Put simply, buffer overflow is not the root cause, but the fact "we do
not release resource on stop/exit" is.
And here is how the issue comes. After step 4 (terminating l2fwd), neither
the l2fwd nor the virtio pmd driver does some resource release. Hence,
l2fwd at HOST will not notice such chage, still trying to receive and
queue packets to the vhost dev. It's not an issue as far as we don't
start l2fwd again, for there is actaully no packets to forward, and
rte_vhost_dequeue_burst returns from:
596 avail_idx = *((volatile uint16_t *)&vq->avail->idx);
597
598 /* If there are no available buffers then return. */
599 if (vq->last_used_idx == avail_idx)
600 return 0;
But just at the init stage while starting l2fwd (step 5), rte_eal_memory_init()
resets all huge pages memory to zero, resulting all vq->desc[] items
being reset to zero, which in turn ends up with secure_len being set
with 0 at return.
(BTW, I'm not quite sure why the inside VM huge pages memory reset
would results to vq->desc reset).
The vq desc reset reuslts to a dead loop at virtio_dev_merge_rx(),
as update_secure_len() keeps setting secure_len with 0:
511 do {
512 avail_idx = *((volatile uint16_t *)&vq->avail->idx);
513 if (unlikely(res_cur_idx == avail_idx)) {
514 LOG_DEBUG(VHOST_DATA,
515 "(%"PRIu64") Failed "
516 "to get enough desc from "
517 "vring\n",
518 dev->device_fh);
519 goto merge_rx_exit;
520 } else {
521 update_secure_len(vq, res_cur_idx, &secure_len, &vec_idx);
522 res_cur_idx++;
523 }
524 } while (pkt_len > secure_len);
The dead loop causes vec_idx keep increasing then, and overflows
quickly, leading to the crash in the end as you saw.
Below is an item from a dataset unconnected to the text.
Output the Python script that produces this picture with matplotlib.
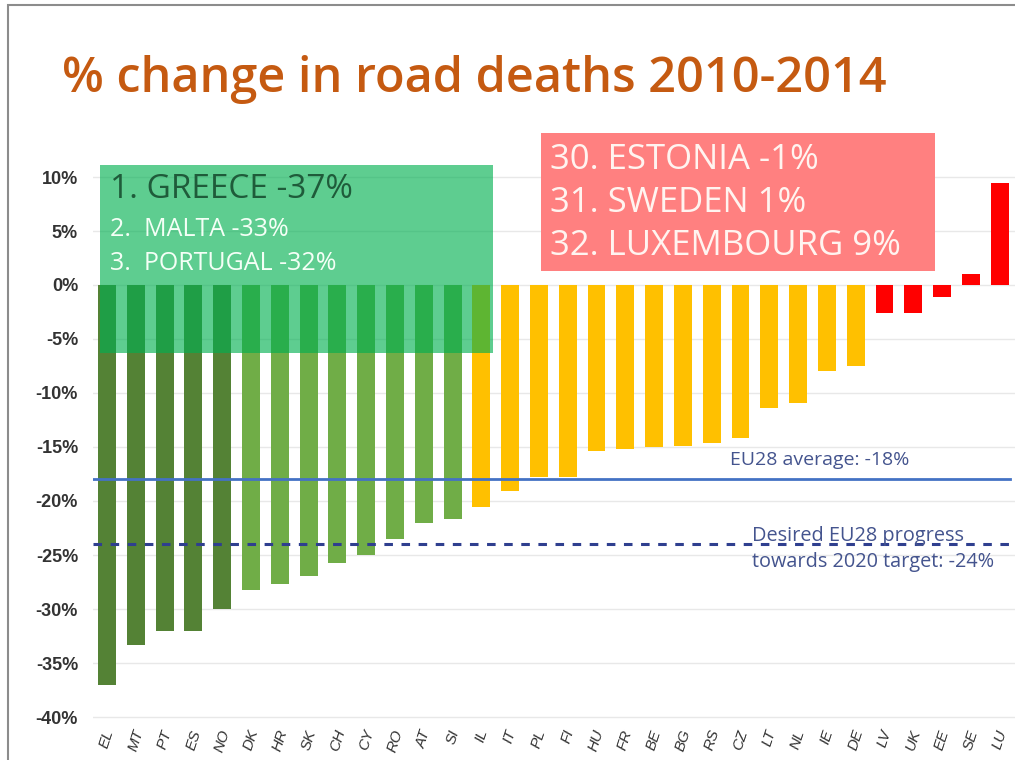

So, the following would resolve this issue, in a right way (I
guess), and it's for virtio-pmd and l2fwd only so far.
---
diff --git a/drivers/net/virtio/virtio_ethdev.c b/drivers/net/virtio/virtio_ethdev.c
index 12fcc23..8d6bf56 100644
--- a/drivers/net/virtio/virtio_ethdev.c
+++ b/drivers/net/virtio/virtio_ethdev.c
@@ -1507,9 +1507,12 @@ static void
virtio_dev_stop(struct rte_eth_dev *dev)
{
struct rte_eth_link link;
+ struct virtio_hw *hw = dev->data->dev_private;
PMD_INIT_LOG(DEBUG, "stop");
+ vtpci_reset(hw);
+
if (dev->data->dev_conf.intr_conf.lsc)
rte_intr_disable(&dev->pci_dev->intr_handle);
diff --git a/examples/l2fwd/main.c b/examples/l2fwd/main.c
index 720fd5a..565f648 100644
--- a/examples/l2fwd/main.c
+++ b/examples/l2fwd/main.c
@@ -44,6 +44,7 @@
#include <ctype.h>
#include <errno.h>
#include <getopt.h>
+#include <signal.h>
#include <rte_common.h>
#include <rte_log.h>
@@ -534,14 +535,40 @@ check_all_ports_link_status(uint8_t port_num, uint32_t port_mask)
}
}
+static uint8_t nb_ports;
+static uint8_t nb_ports_available;
+
+/* When we receive a INT signal, unregister vhost driver */
+static void
+sigint_handler(__rte_unused int signum)
+{
+ uint8_t portid;
+
+ for (portid = 0; portid < nb_ports; portid++) {
+ /* skip ports that are not enabled */
+ if ((l2fwd_enabled_port_mask & (1 << portid)) == 0) {
+ printf("Skipping disabled port %u\n", (unsigned) portid);
+ nb_ports_available--;
+ continue;
+ }
+
+ /* stopping port */
+ printf("Stopping port %u... ", (unsigned) portid);
+ fflush(stdout);
+ rte_eth_dev_stop(portid);
+
+ printf("done: \n");
+ }
+
+ exit(0);
+}
+
int
main(int argc, char **argv)
{
struct lcore_queue_conf *qconf;
struct rte_eth_dev_info dev_info;
int ret;
- uint8_t nb_ports;
- uint8_t nb_ports_available;
uint8_t portid, last_port;
unsigned lcore_id, rx_lcore_id;
unsigned nb_ports_in_mask = 0;
@@ -688,6 +715,8 @@ main(int argc, char **argv)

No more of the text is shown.